C++ reference type

[Tom S]

David Medlock wrote:
> Tom S wrote:
>> David Medlock wrote:
>>
>>> The attribute functions in classes serve this purpose do they not?
>>>
>>> C++:
>>> int& my_attr();
>>>
>>> D:
>>> void my_attr( int );
>>>
>>> use, in both cases:
>>> foo.my_attr = 100;
>>
>>
>> Unless you want to be able to say 'foo.my_attr++;'
>> or 'foo.someStruct.bar = 1;'
>>
>> The latter can be accomplished by making the function return a pointer 
>> to the struct, but then you cant say 'Foo x = my_attr();'
>>
>>
> Ok, but what exactly does that buy you?
> 
> If you want reference semantics use a class.
> If you want opPostInc use a struct.
> 
> Even without you could just as easily say:
> 
> int bar(int r) { return this.someStruct.bar = r; }
> 
> if you have several 'bars' perhaps its time to refactor?
> 
> Its like saying : I cant ride my car on bike trails, even though I can 
> ride my bike on roads.  Just use the bike.

Excuse me, but I have no idea what you're talking about. Reference 
return types are useful in many cases. E.g. if you want to implement 
your own Array class. With normal arrays you can say:

int[] arr1; ... ; arr1[0] += 2;

but when you define your own array, like:

Array!(int) arr2; ... ;

then how do you implement 'arr2[0] += 2;' ?

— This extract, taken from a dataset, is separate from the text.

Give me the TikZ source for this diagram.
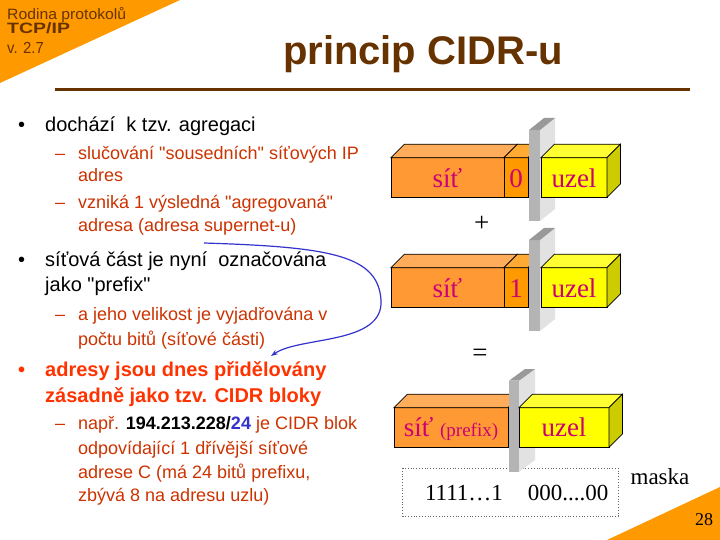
\documentclass[tikz,border=0pt]{standalone}
\usepackage{fontspec}
\setmainfont{Liberation Sans}
\newfontfamily\sansF{Liberation Sans}
\newfontfamily\serifF{Liberation Serif}
\usetikzlibrary{arrows.meta}
\definecolor{brownT}{HTML}{663300}
\definecolor{orgTri}{HTML}{FF9900}
\definecolor{subc}{HTML}{CC3300}
\definecolor{boldc}{HTML}{FF3300}
\definecolor{blueN}{HTML}{3333CC}
\definecolor{orgF}{HTML}{FF9933}
\definecolor{orgT}{HTML}{FFAD5B}
\definecolor{orgZ}{HTML}{FF9900}
\definecolor{orgZT}{HTML}{FFAA33}
\definecolor{yelF}{HTML}{FFFF00}
\definecolor{yelT}{HTML}{FFFF33}
\definecolor{yelS}{HTML}{CCCC00}
\definecolor{slabF}{HTML}{B4B4B4}
\definecolor{slabS}{HTML}{E2E2E2}
\definecolor{slabT}{HTML}{999999}
\definecolor{boxtxt}{HTML}{CC0077}
\begin{document}
\begin{tikzpicture}[x=1pt,y=-1pt,
  bul/.style={anchor=base west,inner sep=0pt,font=\sansF\fontsize{20}{24}\selectfont},
  subl/.style={anchor=base west,inner sep=0pt,font=\sansF\fontsize{18}{22}\selectfont,text=subc},
  boldl/.style={anchor=base west,inner sep=0pt,font=\sansF\fontsize{20}{24}\selectfont\bfseries,text=boldc},
  boxlbl/.style={anchor=base,inner sep=0pt,font=\serifF\fontsize{27}{30}\selectfont,text=boxtxt},
  facedraw/.style={draw=black,line width=0.7pt,line join=miter},
  signlbl/.style={anchor=center,inner sep=0pt,font=\serifF\fontsize{27}{30}\selectfont},
  masklbl/.style={anchor=base,inner sep=0pt,font=\serifF\fontsize{23}{26}\selectfont}
]
\useasboundingbox (0,0) rectangle (720,540);
\fill[white] (0,0) rectangle (720,540);
% corner triangles
\fill[orgTri] (0,0) -- (180,0) -- (0,83) -- cycle;
\fill[orgTri] (720,487) -- (720,540) -- (607,540) -- cycle;
% header
\node[anchor=base west,inner sep=0pt,text=brownT,font=\sansF\fontsize{15}{17}\selectfont] (hdrA) at (7,19.3) {\scalebox{1.05}[1]{Rodina protokolů}};
\node[anchor=base west,inner sep=0pt,text=brownT,font=\sansF\fontsize{15}{17}\selectfont\bfseries] (hdrB) at (7,34) {\scalebox{1.3}[1]{TCP/IP}};
\node[anchor=base west,inner sep=0pt,text=brownT,font=\sansF\fontsize{16}{18}\selectfont] (hdrC) at (7,53.3) {\scalebox{0.93}[1]{v. 2.7}};
\node[anchor=base,inner sep=0pt,text=brownT,font=\sansF\fontsize{40}{44}\selectfont\bfseries] (title) at (423,65) {princip CIDR-u};
\draw[brownT,line width=3pt] (55,90) -- (690,90);
% bullets
\node[bul] (m1) at (18,132) {•};
\node[bul] (t1) at (45,132) {dochází\hspace{0.28em} k tzv. agregaci};
\node[subl] (d1) at (55,159.3) {–};
\node[subl] (s1a) at (78,159.3) {slučování "sousedních" síťových IP};
\node[subl] (s1b) at (78,181.7) {adres};
\node[subl] (d2) at (55,208) {–};
\node[subl] (s2a) at (78,208) {vzniká 1 výsledná "agregovaná"};
\node[subl] (s2b) at (78,231) {adresa (adresa supernet-u)};
\node[bul] (m2) at (18,266) {•};
\node[bul] (t2a) at (45,266) {síťová část je nyní\hspace{0.28em} označována};
\node[bul] (t2b) at (45,291.7) {jako "prefix"};
\node[subl] (d3) at (55,320.7) {–};
\node[subl] (s3a) at (78,320.7) {a jeho velikost je vyjadřována v};
\node[subl] (s3b) at (78,345) {počtu bitů (síťové části)};
\node[boldl] (m3) at (18,376) {•};
\node[boldl] (t3a) at (45,376) {adresy jsou dnes přidělovány};
\node[boldl] (t3b) at (45,402.7) {zásadně jako tzv. CIDR bloky};
\node[subl] (d4) at (55,429.3) {–};
\node[subl] (s4a) at (78,429.3) {např. {\bfseries\color{black}194.213.228/}{\bfseries\color{blueN}24} je CIDR blok};
\node[subl] (s4b) at (78,454.3) {odpovídající 1 dřívější síťové};
\node[subl] (s4c) at (78,478.3) {adrese C (má 24 bitů prefixu,};
\node[subl] (s4d) at (78,501.7) {zbývá 8 na adresu uzlu)};
% blue curved arrow
\coordinate (cs) at (204,243);
\coordinate (cm) at (381,300);
\coordinate (ce) at (271,356);
\draw[blueN,line width=1.2pt,-{Stealth[length=7pt,width=5pt]}] (cs) .. controls (330,247) and (378,255) .. (cm) .. controls (384,345) and (300,336) .. (ce);
% rows 1 and 2
\foreach \dy/\bit in {0/0,110/1}{
\begin{scope}[shift={(0,\dy)}]
  \filldraw[facedraw,fill=orgF] (391,157.7) rectangle (504,197.3);
  \filldraw[facedraw,fill=orgZ] (504,157.7) rectangle (528,197.3);
  \filldraw[facedraw,fill=orgT] (391,157.7) -- (404.5,144.2) -- (517.5,144.2) -- (504,157.7) -- cycle;
  \filldraw[facedraw,fill=orgZT] (504,157.7) -- (517.5,144.2) -- (541.5,144.2) -- (528,157.7) -- cycle;
  \fill[slabF] (529,130) rectangle (540,221);
  \fill[slabS] (540,130) -- (555,118) -- (555,209) -- (540,221) -- cycle;
  \fill[slabT] (529,130) -- (544,118) -- (555,118) -- (540,130) -- cycle;
  \filldraw[facedraw,fill=yelF] (541,157.7) rectangle (607,197.3);
  \filldraw[facedraw,fill=yelT] (541,157.7) -- (554.5,144.2) -- (620.5,144.2) -- (607,157.7) -- cycle;
  \filldraw[facedraw,fill=yelS] (607,157.7) -- (620.5,144.2) -- (620.5,183.8) -- (607,197.3) -- cycle;
  \node[boxlbl] (net\bit) at (447.5,187.3) {síť};
  \node[boxlbl] (bit\bit) at (516,187.3) {\bit};
  \node[boxlbl] (host\bit) at (574,187.3) {uzel};
\end{scope}
}
\node[signlbl] (plus) at (481.7,224) {+};
\node[signlbl] (eq) at (480,355) {=};
% mask box
\draw[dotted,gray!80!black,line width=0.8pt] (402.7,468) rectangle (618,516);
% row 3
\filldraw[facedraw,fill=orgF] (394,407.7) rectangle (508,447.3);
\filldraw[facedraw,fill=orgT] (394,407.7) -- (407.5,394.2) -- (521.5,394.2) -- (508,407.7) -- cycle;
\fill[slabF] (509,380.7) rectangle (519,471.7);
\fill[slabS] (519,380.7) -- (535,369) -- (535,460) -- (519,471.7) -- cycle;
\fill[slabT] (509,380.7) -- (525,369) -- (535,369) -- (519,380.7) -- cycle;
\filldraw[facedraw,fill=yelF] (519,407.7) rectangle (609,447.3);
\filldraw[facedraw,fill=yelT] (519,407.7) -- (532.5,394.2) -- (622.5,394.2) -- (609,407.7) -- cycle;
\filldraw[facedraw,fill=yelS] (609,407.7) -- (622.5,394.2) -- (622.5,433.8) -- (609,447.3) -- cycle;
\node[boxlbl] (netP) at (451,436.7) {síť {\fontsize{19}{22}\selectfont(prefix)}};
\node[boxlbl] (hostP) at (564,436.7) {uzel};
\node[masklbl] (ones) at (464,500.7) {1111…1};
\node[masklbl] (zeros) at (568,500.7) {000....00};
\node[masklbl] (maska) at (660,484) {maska};
\node[anchor=base,inner sep=0pt,font=\serifF\fontsize{18}{20}\selectfont] (pg) at (704,525) {28};
\end{tikzpicture}
\end{document}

You can't, because there are only opIndex and opIndexAssign operators. 
There's no opIndexAddAssign and opIndex*Assign for that purpose :0

This gets worse, e.g. if you have a

struct Foo {
     int bar;
}

Foo[] arr3; ... ; arr3[0].bar = 1;

but when you define

Array!(Foo) arr4; ... ;

then to accomplish the 'arr4[0].bar = 1;' functionality, you have to 
make opIndex return a pointer. Yet then you can't say 'Foo x = arr4[0];' 
because there's a type mismatch. You'd have to dereference the pointer.


-- 
Tomasz Stachowiak  /+ a.k.a. h3r3tic +/